(Exercise goal) Starting at the line containing "Rebuild this chart" and ending at the line containing "65.7, 60.0, 55.3]", reproduce each line exactly as written, with both end lines included and all pictures omitted.

─── Raw data

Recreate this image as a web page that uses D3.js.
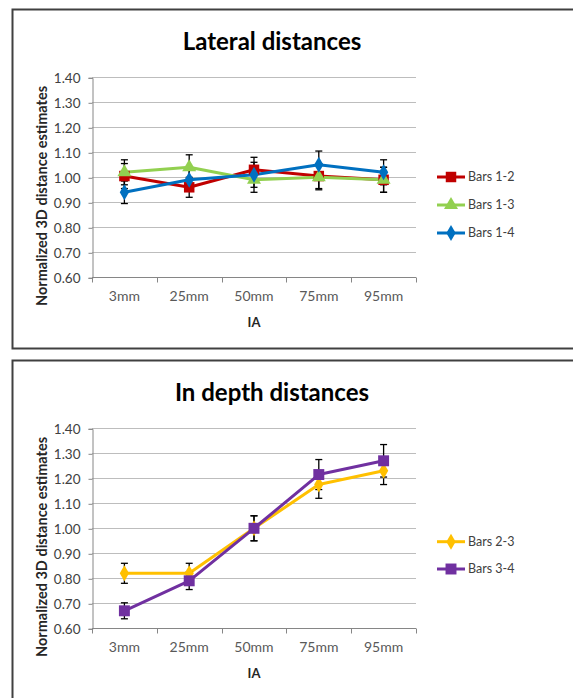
<!DOCTYPE html>
<html>
<head>
<meta charset="utf-8">
<script src="https://cdn.jsdelivr.net/npm/d3@7/dist/d3.min.js"></script>
<style>
  body { margin: 0; background: #fff; }
  text { font-family: Lato, 'Open Sans', sans-serif; }
</style>
</head>
<body>
<div id="chart"></div>
<script>
// categories and ticks
const categories = ['3mm', '25mm', '50mm', '75mm', '95mm'];
const yTicks = [0.6, 0.7, 0.8, 0.9, 1.0, 1.1, 1.2, 1.3, 1.4];

// lateral distances
const bars12 = [1.005, 0.96, 1.03, 1.005, 0.99];
const bars12Err = [0.05, 0.04, 0.05, 0.05, 0.05];
const bars13 = [1.02, 1.04, 0.99, 1.0, 0.99];
const bars13Err = [0.05, 0.05, 0.05, 0.05, 0.05];
const bars14 = [0.94, 0.99, 1.01, 1.05, 1.02];
const bars14Err = [0.045, 0.04, 0.05, 0.055, 0.05];

// in depth distances
const bars23 = [0.82, 0.82, 1.0, 1.175, 1.23];
const bars23Err = [0.04, 0.04, 0.05, 0.055, 0.055];
const bars34 = [0.67, 0.79, 1.0, 1.215, 1.27];
const bars34Err = [0.032, 0.035, 0.05, 0.06, 0.065];

const W = 573;
const H = 698;

const svg = d3.select('#chart')
  .append('svg')
  .attr('width', W)
  .attr('height', H);

const panels = [
  {
    top: 9,
    title: 'Lateral distances',
    series: [
      { name: 'Bars 1-2', values: bars12, err: bars12Err, color: '#C00000', symbol: d3.symbolSquare, size: 110 },
      { name: 'Bars 1-3', values: bars13, err: bars13Err, color: '#92D050', symbol: d3.symbolTriangle, size: 85 },
      { name: 'Bars 1-4', values: bars14, err: bars14Err, color: '#0070C0', symbol: d3.symbolDiamond, size: 75 }
    ],
    legendY: [177, 205, 233]
  },
  {
    top: 360,
    title: 'In depth distances',
    series: [
      { name: 'Bars 2-3', values: bars23, err: bars23Err, color: '#FFC000', symbol: d3.symbolDiamond, size: 75 },
      { name: 'Bars 3-4', values: bars34, err: bars34Err, color: '#7030A0', symbol: d3.symbolSquare, size: 120 }
    ],
    legendY: [541.7, 569]
  }
];

panels.forEach((p) => {
  const g = svg.append('g').attr('transform', `translate(0, ${p.top})`);

  // frame
  g.append('rect')
    .attr('x', 12.5)
    .attr('y', 0.5)
    .attr('width', 580)
    .attr('height', p.top === 9 ? 339 : 360)
    .attr('fill', 'none')
    .attr('stroke', '#404040')
    .attr('stroke-width', 2);

  g.append('text')
    .attr('x', 272)
    .attr('y', 41)
    .attr('text-anchor', 'middle')
    .style('font-size', '24px')
    .style('font-weight', 'bold')
    .style('fill', '#000')
    .text(p.title);

  const x = d3.scaleBand().domain(categories).range([92, 416]);
  const y = d3.scaleLinear().domain([0.6, 1.4]).range([268.3, 68.3]);

  // gridlines
  g.append('g')
    .selectAll('line')
    .data(yTicks.slice(1))
    .enter()
    .append('line')
    .attr('x1', 92)
    .attr('x2', 416)
    .attr('y1', (d) => Math.round(y(d)) + 0.5)
    .attr('y2', (d) => Math.round(y(d)) + 0.5)
    .attr('stroke', '#BDBDBD')
    .attr('stroke-width', 1);

  // y axis
  const yAxis = d3.axisLeft(y)
    .tickValues(yTicks)
    .tickSize(4)
    .tickPadding(8)
    .tickFormat(d3.format('.2f'));
  const ya = g.append('g')
    .attr('transform', 'translate(92.5, 0.5)')
    .call(yAxis);
  ya.selectAll('path, line').attr('stroke', '#868686');
  ya.selectAll('text')
    .style('font-size', '13.5px')
    .style('fill', '#404040')
    .attr('font-family', null);

  // x axis
  const xAxis = d3.axisBottom(x).tickSize(0).tickPadding(14);
  const xa = g.append('g')
    .attr('transform', `translate(0, ${Math.round(y(0.6)) + 0.5})`)
    .call(xAxis);
  xa.select('.domain').attr('stroke', '#868686').attr('d', 'M92,0H416');
  xa.selectAll('text')
    .style('font-size', '14px')
    .style('fill', '#595959')
    .attr('font-family', null);
  xa.selectAll('.sep')
    .data(categories.concat(['end']))
    .enter()
    .append('line')
    .attr('x1', (d, i) => Math.round(92 + i * x.bandwidth()) + 0.5)
    .attr('x2', (d, i) => Math.round(92 + i * x.bandwidth()) + 0.5)
    .attr('y1', 0)
    .attr('y2', 5)
    .attr('stroke', '#868686');

  g.append('text')
    .attr('x', 254)
    .attr('y', 318)
    .attr('text-anchor', 'middle')
    .style('font-size', '13px')
    .style('font-weight', 'bold')
    .style('fill', '#262626')
    .text('IA');

  g.append('text')
    .attr('transform', 'translate(47, 187) rotate(-90)')
    .attr('text-anchor', 'middle')
    .style('font-size', '14.5px')
    .style('font-weight', 'bold')
    .style('fill', '#262626')
    .text('Normalized  3D distance estimates');

  const cx = (i) => x(categories[i]) + x.bandwidth() / 2;
  const line = d3.line()
    .x((d, i) => cx(i))
    .y((d) => y(d));

  // lines
  p.series.forEach((s) => {
    g.append('path')
      .datum(s.values)
      .attr('d', line)
      .attr('fill', 'none')
      .attr('stroke', s.color)
      .attr('stroke-width', 3)
      .attr('stroke-linejoin', 'round');
  });

  // error bars (under the markers)
  p.series.forEach((s) => {
    const eb = g.append('g')
      .selectAll('g')
      .data(s.values)
      .enter()
      .append('g')
      .attr('stroke', '#000')
      .attr('stroke-width', 1.3);
    eb.append('line')
      .attr('x1', (d, i) => cx(i))
      .attr('x2', (d, i) => cx(i))
      .attr('y1', (d, i) => y(d + s.err[i]))
      .attr('y2', (d, i) => y(d - s.err[i]));
    eb.append('line')
      .attr('x1', (d, i) => cx(i) - 3.5)
      .attr('x2', (d, i) => cx(i) + 3.5)
      .attr('y1', (d, i) => y(d + s.err[i]))
      .attr('y2', (d, i) => y(d + s.err[i]));
    eb.append('line')
      .attr('x1', (d, i) => cx(i) - 3.5)
      .attr('x2', (d, i) => cx(i) + 3.5)
      .attr('y1', (d, i) => y(d - s.err[i]))
      .attr('y2', (d, i) => y(d - s.err[i]));
  });

  // markers
  p.series.forEach((s) => {
    g.append('g')
      .selectAll('path')
      .data(s.values)
      .enter()
      .append('path')
      .attr('d', d3.symbol().type(s.symbol).size(s.size))
      .attr('transform', (d, i) => `translate(${cx(i)}, ${y(d)})`)
      .attr('fill', s.color);
  });

  // legend
  const lg = g.append('g')
    .selectAll('g')
    .data(p.series)
    .enter()
    .append('g')
    .attr('transform', (d, i) => `translate(437, ${p.legendY[i] - p.top})`);
  lg.append('line')
    .attr('x1', 0)
    .attr('x2', 28)
    .attr('stroke', (d) => d.color)
    .attr('stroke-width', 3);
  lg.append('path')
    .attr('d', (d) => d3.symbol().type(d.symbol).size(d.size)())
    .attr('transform', 'translate(14, 0)')
    .attr('fill', (d) => d.color);
  lg.append('text')
    .attr('x', 31)
    .attr('dy', '0.35em')
    .style('font-size', '12.5px')
    .style('fill', '#404040')
    .text((d) => d.name);
});
</script>
</body>
</html>
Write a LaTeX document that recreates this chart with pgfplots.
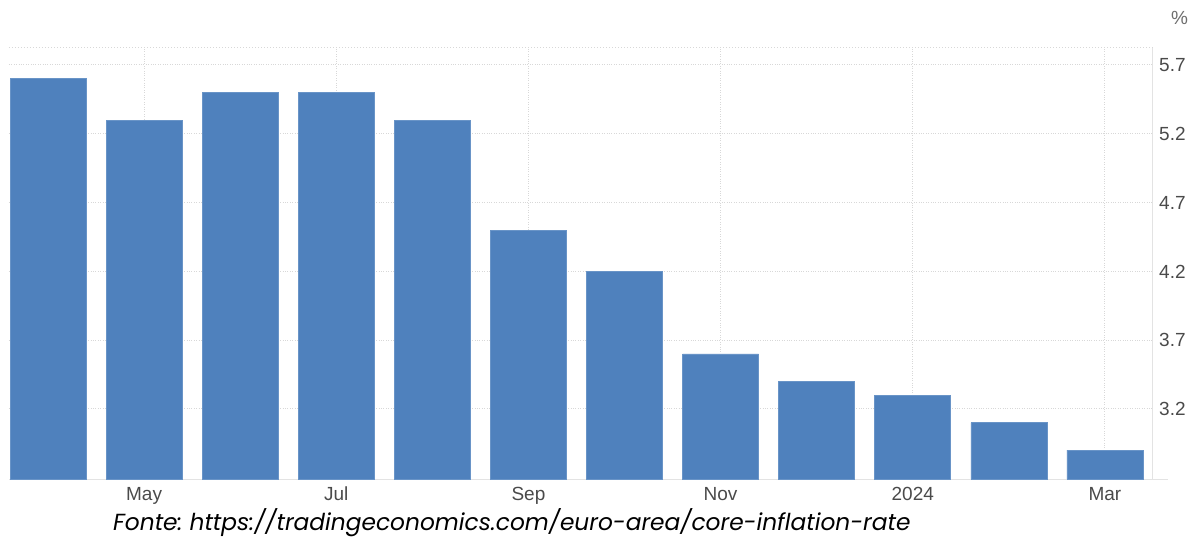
\documentclass[border=0pt]{standalone}
\usepackage{pgfplots}
\pgfplotsset{compat=1.18}
\usepackage{fontspec}
\setmainfont{Liberation Sans}
\newfontfamily\footfont{Poppins}
\definecolor{barblue}{HTML}{4F81BD}
\definecolor{gridc}{HTML}{D8D8D8}
\definecolor{axc}{HTML}{E3E3E3}
\definecolor{labc}{HTML}{4A4A4A}
\begin{document}
\frenchspacing
\begin{tikzpicture}[x=1pt,y=1pt]
\path[use as bounding box] (0,0) rectangle (1192,536);
\begin{axis}[
  at={(9pt,57pt)}, anchor=south west,
  scale only axis, width=1144pt, height=431pt,
  xmin=-0.406, xmax=11.5,
  ymin=2.691, ymax=5.8235,
  axis x line*=bottom, axis y line*=right,
  axis line style={draw=axc, line width=1pt, -},
  x axis line style={shorten >=-15pt},
  xtick={1,3,5,7,9,11},
  xticklabels={May,Jul,Sep,Nov,2024,Mar},
  ytick={3.2,3.7,4.2,4.7,5.2,5.7},
  yticklabel pos=right,
  major tick length=0pt,
  xmajorgrids, ymajorgrids,
  major grid style={draw=gridc, dotted, line width=1pt},
  /pgf/number format/assume math mode=true,
  /pgf/number format/.cd, fixed, fixed zerofill, precision=1, /pgfplots/.cd,
  tick label style={font=\fontsize{19}{21}\selectfont, text=labc},
  xticklabel style={anchor=north, inner sep=0pt, yshift=-8pt},
  yticklabel style={anchor=west, inner sep=0pt, xshift=6pt},
  clip=false,
]
\addplot[ybar, bar width=76pt, fill=barblue, draw=barblue!85!white, line width=0.6pt, bar shift=0pt]
  coordinates {(0,5.6) (1,5.3) (2,5.5) (3,5.5) (4,5.3) (5,4.5) (6,4.2) (7,3.6) (8,3.4) (9,3.3) (10,3.1) (11,2.9)};
\draw[gridc, dotted, line width=1pt] (rel axis cs:0,1) -- (rel axis cs:1,1);
\end{axis}
\node[anchor=base west, inner sep=0pt, text=labc!80] at (1171,511) {\fontsize{19}{21}\selectfont\%};
\node[anchor=base west, inner sep=0pt] at (113,6) {\footfont\itshape\fontsize{23.3}{26}\selectfont Fonte: https://tradingeconomics.com/euro-area/core-inflation-rate};
\end{tikzpicture}
\end{document}
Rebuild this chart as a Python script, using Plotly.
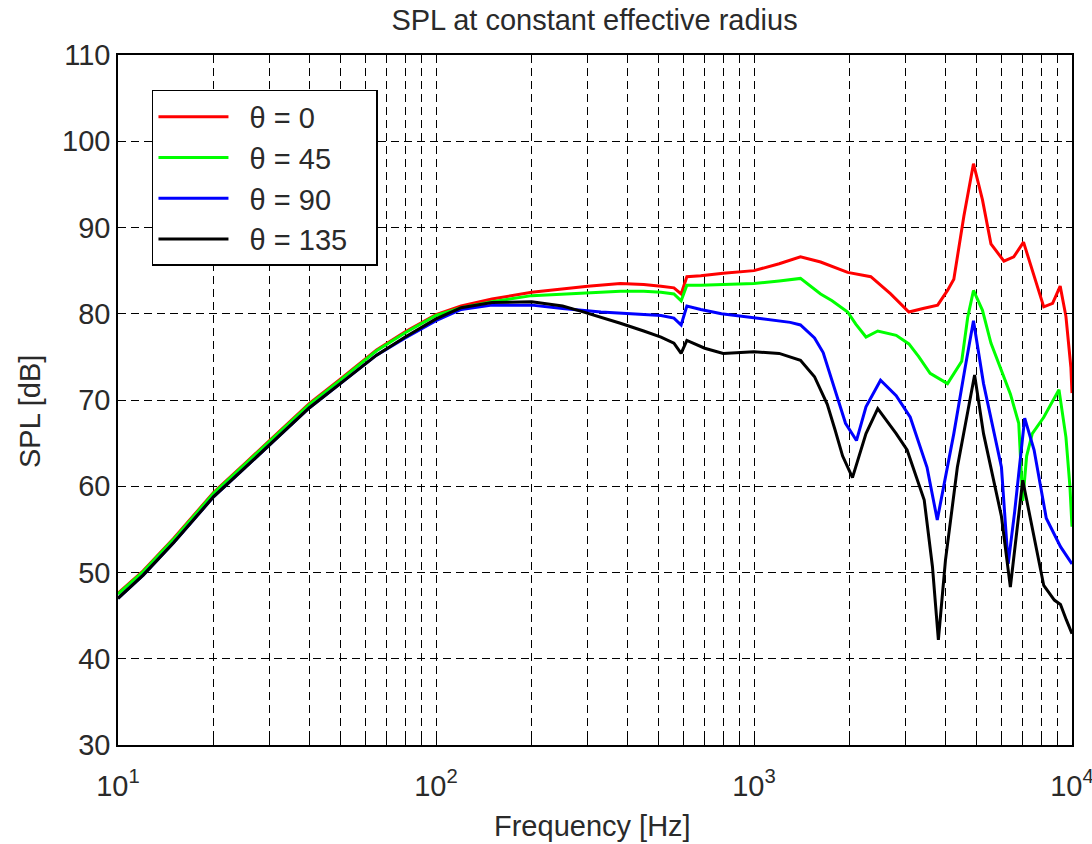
import plotly.graph_objects as go

# ---- data ----
freq_0 = [10, 12, 15, 20, 25, 30, 40, 50, 65, 80, 100, 120, 150, 200, 250, 300, 380, 450, 510, 560, 590, 615, 680, 800, 1000,
          1200, 1400, 1620, 1970, 2330, 2690, 3070, 3400, 3780, 4060, 4250, 4570, 4900, 5230, 5560, 6110, 6560, 7040, 7590,
          8150, 8690, 9180, 9570, 9920, 10000]
spl_0 = [47.6, 50.2, 54.0, 59.3, 62.6, 65.3, 69.6, 72.4, 75.8, 77.9, 79.9, 80.9, 81.7, 82.5, 82.9, 83.2, 83.5, 83.4, 83.2, 83.0,
         82.3, 84.3, 84.4, 84.7, 85.0, 85.8, 86.6, 86.0, 84.8, 84.3, 82.3, 80.2, 80.6, 81.0, 82.7, 84.0, 91.3, 97.4, 93.2, 88.1,
         86.1, 86.6, 88.3, 84.3, 80.8, 81.2, 83.2, 79.7, 73.8, 70.8]

freq_45 = [10, 12, 15, 20, 25, 30, 40, 50, 65, 80, 100, 120, 150, 200, 250, 300, 380, 450, 510, 560, 590, 615, 680, 800, 1000,
           1200, 1400, 1620, 1760, 1970, 2090, 2250, 2450, 2800, 3070, 3300, 3580, 4060, 4500, 4700, 4900, 5230, 5560, 6400,
           6800, 7000, 7200, 7500, 8150, 9100, 9570, 9850, 10000]
spl_45 = [47.5, 50.1, 53.9, 59.2, 62.5, 65.2, 69.5, 72.3, 75.7, 77.8, 79.8, 80.7, 81.4, 82.1, 82.3, 82.4, 82.6, 82.6, 82.5, 82.3,
          81.5, 83.3, 83.3, 83.4, 83.5, 83.8, 84.1, 82.3, 81.5, 80.2, 78.8, 77.3, 78.0, 77.5, 76.5, 75.0, 73.1, 71.9, 74.5, 79.6,
          82.7, 80.4, 76.6, 70.7, 67.3, 58.3, 63.5, 66.1, 68.0, 71.2, 65.7, 60.0, 55.3]

freq_90 = [10, 12, 15, 20, 25, 30, 40, 50, 65, 80, 100, 120, 150, 200, 250, 330, 450, 510, 560, 590, 615, 680, 790, 1000, 1300,
           1400, 1550, 1650, 1800, 1940, 2100, 2250, 2500, 2800, 3100, 3500, 3770, 4000, 4250, 4600, 4900, 5270, 6000, 6300,
           6600, 7100, 7600, 8300, 9200, 10000]
spl_90 = [47.0, 49.7, 53.5, 58.8, 62.1, 64.8, 69.1, 71.9, 75.2, 77.2, 79.2, 80.5, 81.0, 81.0, 80.6, 80.2, 79.9, 79.8, 79.5, 78.7,
          80.9, 80.5, 80.0, 79.5, 79.0, 78.7, 77.2, 75.5, 71.1, 67.3, 65.3, 69.2, 72.3, 70.5, 68.0, 62.2, 56.1, 61.0, 66.1, 73.5,
          79.2, 71.9, 62.2, 51.0, 57.0, 67.9, 64.2, 56.3, 53.0, 51.0]

freq_135 = [10, 12, 15, 20, 25, 30, 40, 50, 65, 80, 100, 120, 150, 200, 250, 285, 330, 380, 450, 510, 560, 590, 615, 700, 800,
            1000, 1200, 1400, 1550, 1700, 1800, 1900, 2040, 2250, 2450, 2800, 3030, 3430, 3640, 3800, 4000, 4360, 4940, 5270,
            6000, 6400, 7000, 7800, 8150, 8800, 9200, 9600, 10000]
spl_135 = [47.0, 49.7, 53.5, 58.8, 62.1, 64.8, 69.1, 71.9, 75.2, 77.3, 79.4, 80.7, 81.3, 81.4, 80.9, 80.3, 79.6, 78.9, 78.0, 77.3,
           76.6, 75.4, 76.9, 76.0, 75.4, 75.6, 75.4, 74.6, 72.7, 69.5, 66.5, 63.5, 61.0, 66.1, 69.0, 66.1, 64.2, 58.4, 50.7, 42.2,
           51.4, 62.2, 72.9, 66.1, 56.5, 48.3, 60.7, 52.2, 48.5, 46.8, 46.3, 44.5, 42.9]

series_names = ["θ = 0", "θ = 45", "θ = 90", "θ = 135"]
series_colors = ["#ff0000", "#00ff00", "#0000ff", "#000000"]

y_ticks = [30, 40, 50, 60, 70, 80, 90, 100, 110]
x_decades = [10, 100, 1000, 10000]
x_decade_labels = ["10<sup>1</sup>", "10<sup>2</sup>", "10<sup>3</sup>", "10<sup>4</sup>"]

# ---- figure ----
FONT = "Liberation Sans, Arial, sans-serif"
TXT = "#2a2a2a"
NB = "\u00a0"
PAD_R = '<span style="color:rgba(0,0,0,0)">_\u00a0</span>'

fig = go.Figure()
for fx, fy, name, col in zip([freq_0, freq_45, freq_90, freq_135], [spl_0, spl_45, spl_90, spl_135],
                             series_names, series_colors):
    fig.add_trace(go.Scatter(x=fx, y=fy, mode="lines", name=NB * 2 + name + PAD_R,
                             line=dict(color=col, width=3)))

# x tick positions: decades + minor multiples (for MATLAB style grid)
x_tickvals, x_ticktext = [], []
for d, lab in zip(x_decades, x_decade_labels):
    x_tickvals.append(d)
    x_ticktext.append(lab)
    if d < 10000:
        for m in range(2, 10):
            x_tickvals.append(d * m)
            x_ticktext.append("")

fig.update_layout(
    width=1092, height=844,
    margin=dict(l=118, r=20, t=55, b=99),
    paper_bgcolor="white", plot_bgcolor="white",
    font=dict(family=FONT, size=29, color=TXT),
    showlegend=True,
    legend=dict(x=0.0356, y=0.9493, xanchor="left", yanchor="top",
                bgcolor="white", bordercolor="black", borderwidth=1.5,
                font=dict(family=FONT, size=29, color=TXT),
                itemwidth=70, tracegroupgap=0),
    title=dict(text="SPL at constant effective radius", x=0.4995, xref="paper",
               y=1 - 20 / 844, yref="container", xanchor="center", yanchor="middle",
               font=dict(family=FONT, size=29, color=TXT)),
)

fig.update_xaxes(type="log", range=[1, 4.00001], tickmode="array", tickvals=x_tickvals, ticktext=x_ticktext,
                 showline=True, linecolor="black", linewidth=1.5, mirror="ticks",
                 ticks="inside", ticklen=6, tickcolor="black", tickwidth=1,
                 showgrid=True, gridcolor="black", gridwidth=1, griddash="8px,5px",
                 zeroline=False, ticklabelstandoff=14, ticklabeloverflow="allow", automargin=False,
                 tickfont=dict(family=FONT, size=29, color=TXT))
fig.update_yaxes(range=[30, 110], tickmode="array", tickvals=y_ticks,
                 showline=True, linecolor="black", linewidth=1.5, mirror="ticks",
                 ticks="inside", ticklen=6, tickcolor="black", tickwidth=1,
                 showgrid=True, gridcolor="black", gridwidth=1, griddash="8px,5px",
                 zeroline=False, automargin=False, tickfont=dict(family=FONT, size=29, color=TXT))

fig.add_annotation(text="Frequency [Hz]", xref="paper", yref="paper", x=0.497, y=(745 - 826) / 690,
                   showarrow=False, xanchor="center", yanchor="middle",
                   font=dict(family=FONT, size=29, color=TXT))
fig.add_annotation(text="SPL [dB]", xref="paper", yref="paper", x=(30 - 118) / 954, y=(745 - 412) / 690,
                   showarrow=False, xanchor="center", yanchor="middle", textangle=-90,
                   font=dict(family=FONT, size=29, color=TXT))

fig.write_html("out.html")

──────

(Response below)
Rebuild this chart as a Python script, using Plotly.
import plotly.graph_objects as go

# ---- data ----
freq_0 = [10, 12, 15, 20, 25, 30, 40, 50, 65, 80, 100, 120, 150, 200, 250, 300, 380, 450, 510, 560, 590, 615, 680, 800, 1000,
          1200, 1400, 1620, 1970, 2330, 2690, 3070, 3400, 3780, 4060, 4250, 4570, 4900, 5230, 5560, 6110, 6560, 7040, 7590,
          8150, 8690, 9180, 9570, 9920, 10000]
spl_0 = [47.6, 50.2, 54.0, 59.3, 62.6, 65.3, 69.6, 72.4, 75.8, 77.9, 79.9, 80.9, 81.7, 82.5, 82.9, 83.2, 83.5, 83.4, 83.2, 83.0,
         82.3, 84.3, 84.4, 84.7, 85.0, 85.8, 86.6, 86.0, 84.8, 84.3, 82.3, 80.2, 80.6, 81.0, 82.7, 84.0, 91.3, 97.4, 93.2, 88.1,
         86.1, 86.6, 88.3, 84.3, 80.8, 81.2, 83.2, 79.7, 73.8, 70.8]

freq_45 = [10, 12, 15, 20, 25, 30, 40, 50, 65, 80, 100, 120, 150, 200, 250, 300, 380, 450, 510, 560, 590, 615, 680, 800, 1000,
           1200, 1400, 1620, 1760, 1970, 2090, 2250, 2450, 2800, 3070, 3300, 3580, 4060, 4500, 4700, 4900, 5230, 5560, 6400,
           6800, 7000, 7200, 7500, 8150, 9100, 9570, 9850, 10000]
spl_45 = [47.5, 50.1, 53.9, 59.2, 62.5, 65.2, 69.5, 72.3, 75.7, 77.8, 79.8, 80.7, 81.4, 82.1, 82.3, 82.4, 82.6, 82.6, 82.5, 82.3,
          81.5, 83.3, 83.3, 83.4, 83.5, 83.8, 84.1, 82.3, 81.5, 80.2, 78.8, 77.3, 78.0, 77.5, 76.5, 75.0, 73.1, 71.9, 74.5, 79.6,
          82.7, 80.4, 76.6, 70.7, 67.3, 58.3, 63.5, 66.1, 68.0, 71.2, 65.7, 60.0, 55.3]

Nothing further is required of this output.